’Tis the season for gift-giving! If you’ve been very, very, good—and if you’ve got kind and generous people in your life—you just might receive some money to put towards your future home purchase. And if you’ll be using gift funds to help you buy a home of your own, you aren’t alone. Many first-time homebuyers especially rely on gifts to make their dream of homeownership a reality. According to the National Association of Realtors, 24% of first-time homebuyers used gift funds for their down payment or other closing costs last year.
Get Ready to Show a (Gift) Receipt
Just like trying to return that darling reindeer sweater your Aunt Frieda gave you last year, you’ll have a much easier time securing your mortgage with gift money if you can show the lender a receipt.
Specifically, lending guidelines require documentation for large amounts of money you receive a gift if you’ll be using it towards your home purchase.
For large gifts, lenders want assurance that the sudden influx of cash isn’t because you’ve taken on a sneaky loan without telling them.
So, to document a gift, you’ll need a letter from the gift-giver. That letter should include the name and contact information for the gift giver. It should clearly state the gift-givers’ relationship to you, the homebuyer. In the letter, the gift-giver should specify the amount of the gift and note the date the funds transferred to you.
Most importantly, the letter should state that the money is indeed a gift and that the gift-giver doesn’t expect you, the borrower, to pay it back. (For details, you can check the Fannie Mae guidelines for documenting gift funds.)
Worth noting: it’s possible that your lender could ask for bank statements or other documentation from the gift giver about the source of the gift funds. Lenders aren’t really super concerned with the details of your father’s business or your great-aunt’s estate. They’re just trying to establish that the gift money isn’t a loan in disguise.
How Large is a Large Amount of Money?
For lenders, any deposit that’s more than half your regular monthly income is going to count as a large sum. You might not be asked about a $50 birthday gift from your brother.

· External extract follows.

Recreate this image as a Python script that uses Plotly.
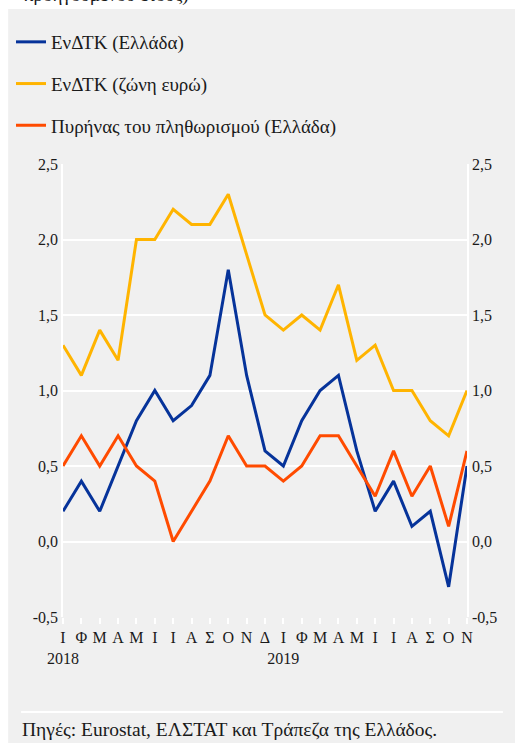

But for any gift bigger than your usual paycheck? Be ready to answer questions about where the money came from.
Practically speaking, underwriters sometimes ask questions about any activity that looks a little unusual, even if it isn’t especially large. If your usual bi-monthly paycheck is $2500 but you also deposit $40 in cash every other day? Underwriters will probably ask what’s going on.
That said, mortgage underwriters aren’t the IRS. They aren’t super concerned with how your generous cousin earned the money you received as a gift. (Though while we’re on the topic, the IRS might care about your gift. You and your gift-giving relatives should definitely consult tax professionals about the potential ramifications of accepting or writing a big check.)
What if the Money is from Santa?
If Santa is your uncle, cousin, or step-father, then you’re in the clear. Most lenders will accept a family member as an acceptable gift donor. The definition of family members is pretty broad, as far as lenders are concerned. Gift-givers can be relatives by blood, marriage, adoption, or legal guardianship. Domestic partners and fiancé(e)s are also acceptable gift-givers.
Some lenders will allow gifts from non-family members to be used, too. (Maybe your best friend won the lottery and wants to help you buy a home.) Again, the same rules about documenting the source of the funds will apply. You’ll need a letter from the gift-giver assuring the lender that the gift is a real gift, not a loan. And no matter what, gift-givers cannot benefit from your buying a home. (That means no gifts from real estate agents or property developers.)
Season’s Greetings, Seasoned Gift Funds
If Santa left you an actual sack of cash under your Christmas tree, or if potentially asking your great-aunt to hand over a notarized letter and a few months’ of her bank statements seem a bit over the top, you do have another option: season the gift funds for a few months before buying your home. Seasoning funds doesn’t involve breaking out the pepper grinder. For mortgage underwriters, seasoned funds are monies that have just been in your bank account for awhile—in most cases, 60- or 90-days.
If the funds have been sitting in your account for a long enough period, the mortgage underwriters reviewing your loan application won’t need any additional, extensive documentation about where the money comes from other than your account statements.
So, let’s say your cousin Margaret gives you $20,000 for Christmas (Thanks, cousin Margaret!). You put it in your savings account right away, and in May, you find the house of your dreams. If you use all or some of that money for your down payment, you can send cousin Margaret a thoughtful thank you letter, but she won’t need to write a letter to your lender. After five months in your savings account, your cousin’s generous gift is just part of your savings account.
Seasoning is a good strategy for streamlining your mortgage process generally. You can also season, say, the money you received when you sold some stocks, or your old car, or that ugly antique armoire your grandmother gave you when you got married. Just remember: seasoning funds is a strategy to help cut down on paperwork. You can’t use seasoning to get around the rules. Trying to make a loan look like a gift could land you on the naughty list.